(Recasts, updates prices)
* U.S. nonfarm payrolls disappoints at 559,000
* Stronger reading would have prompted stimulus cut fears
* Global asset performance http://tmsnrt.rs/2yaDPgn
* World FX rates http://tmsnrt.rs/2egbfVh
By Lawrence White and Kevin Buckland
LONDON, June 4 (Reuters) - Stocks and gold rallied while the
dollar fell on Friday, as a weaker-than-expected U.S. jobs
report eased concerns that a strong recovery in the world's
biggest economy could prompt the Federal Reserve to shut off the
stimulus taps sooner.
The crucial U.S. nonfarm payrolls data released at 1230 GMT
showed only 559,000 jobs created in May, below the 650,000
expected from a Reuters poll of analysts
The pan-European STOXX 600 index was up 0.1% by
1239 GMT, trading just below its record high touched earlier
this week, and contrasting with an earlier 0.3% fall in MSCI's
broadest index of Asia-Pacific shares outside Japan
.
A stronger-than-expected reading would have heightened
worries that the robust economic recovery could push the Fed to
contemplate paring back its bond buying and raising interest
rates.
“It's still a strong number.
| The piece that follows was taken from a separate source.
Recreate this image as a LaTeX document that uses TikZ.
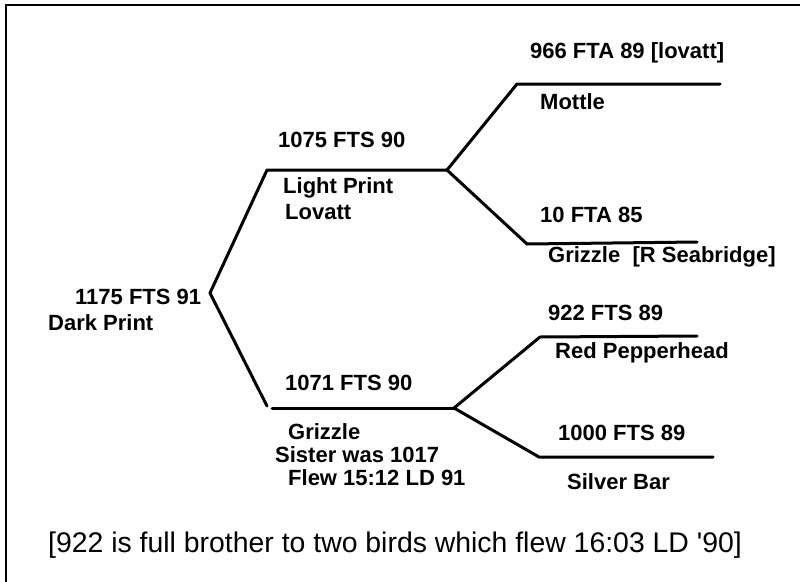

The way I see it is it's
lacking a certain wow factor that the market was expecting, and
that can help keep rates a bit lower here and the curve a bit
steeper," said Gennadiy Goldberg, interest rates strategist at
TD Securities in New York.
Market whispers had been for a stronger number, he added,
that would somewhat counterintuitively have driven stocks down
on fears the Fed would tighten policy earlier than expected.
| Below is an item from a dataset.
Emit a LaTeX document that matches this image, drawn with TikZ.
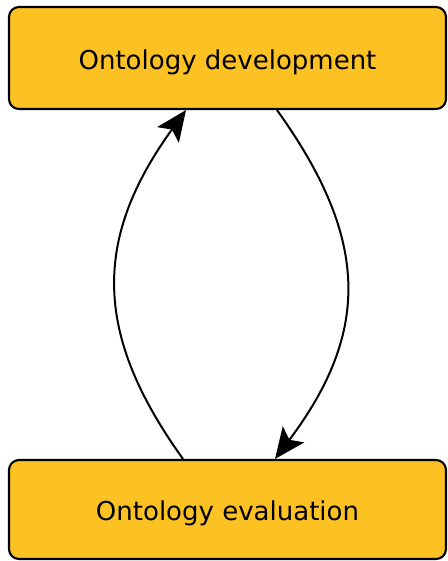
\documentclass[tikz,border=0pt]{standalone}
\usepackage{fontspec}
\setmainfont{DejaVu Sans}
\usetikzlibrary{arrows.meta}
\definecolor{boxfill}{RGB}{252,194,36}
\tikzset{
  stagebox/.style={draw=black, line width=1.6pt, fill=boxfill, rounded corners=7.5pt,
    minimum width=327.75pt, inner sep=0pt, text height=17pt, text depth=0pt,
    font=\fontsize{19.5}{23}\selectfont},
  cyclearrow/.style={line width=1.5pt, -{Stealth[length=23pt,width=20pt,inset=5pt]}}
}
\begin{document}
\begin{tikzpicture}[x=0.75pt,y=-0.75pt]
\useasboundingbox (0,0) rectangle (448,561);
\node[stagebox, minimum height=76.5pt] (dev) at (227.5,58) {Ontology development};
\node[stagebox, minimum height=74.25pt] (eval) at (227.5,509.5) {Ontology evaluation};
\draw[cyclearrow] (eval.north -| 183,0) .. controls (94,335) and (92,240) .. (dev.south -| 186,0);
\draw[cyclearrow] (dev.south -| 277,0) .. controls (368,237) and (372,330) .. (eval.north -| 275,0);
\end{tikzpicture}
\end{document}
The dollar index fell 0.23% immediately after the
data release, down from a multi-week high hit earlier on Friday.
U.S. stock futures extended gains, with S&P 500 e-minis
up 0.26% following a 0.4% loss for the index
overnight.
The 10-year Treasury yield held at 1.6355%,
after advancing nearly four full basis points overnight.
Airlines meanwhile suffered, with British Airways-owner IAG
, Wizz Air and easyJet slipping between
1% and 2% after Britain added seven countries, including Egypt
and Sri Lanka, to its "red list" of destinations that require
hotel quarantine on return to England.
TAPER TALK
While Fed officials have consistently said they expect
current inflationary pressures to be transitory and for
ultra-easy monetary policy to stay in place for some time, they
are also increasingly touting the need to at least start talking
about a tapering of stimulus.
Investors have been carefully parsing the economic data to
gauge whether inflation could prove sticky enough to force the
Fed's hand on tapering.
Last month, much-lower-than-expected nonfarm payrolls
numbers knocked back those expectations, weakening Treasury
yields and the dollar, and the pattern repeated on Friday.
Copper prices rebounded as investors scooped up material at
lower prices. Three-month copper on the London Metal Exchange
gained 0.8% to $9,870 a tonne, having tumbled as much as
3.8% in the previous session.
Gold rose 0.6% after a 2% tumble on Thursday, its
biggest since February, trading at around $1,883 per ounce by
1252 GMT.
Oil rose towards $72 a barrel, trading close to a two-year
high as OPEC+ supply discipline and recovering demand countered
concerns about patchy COVID-19 vaccination rollouts around the
globe.
Brent futures rose 34 cents to $71.64 a barrel,
after reaching the highest since May 2019 in Thursday's session.
U.S. WTI added 40 cents to $69.21 a barrel, just below
$69.40 a day earlier, the strongest since October 2018.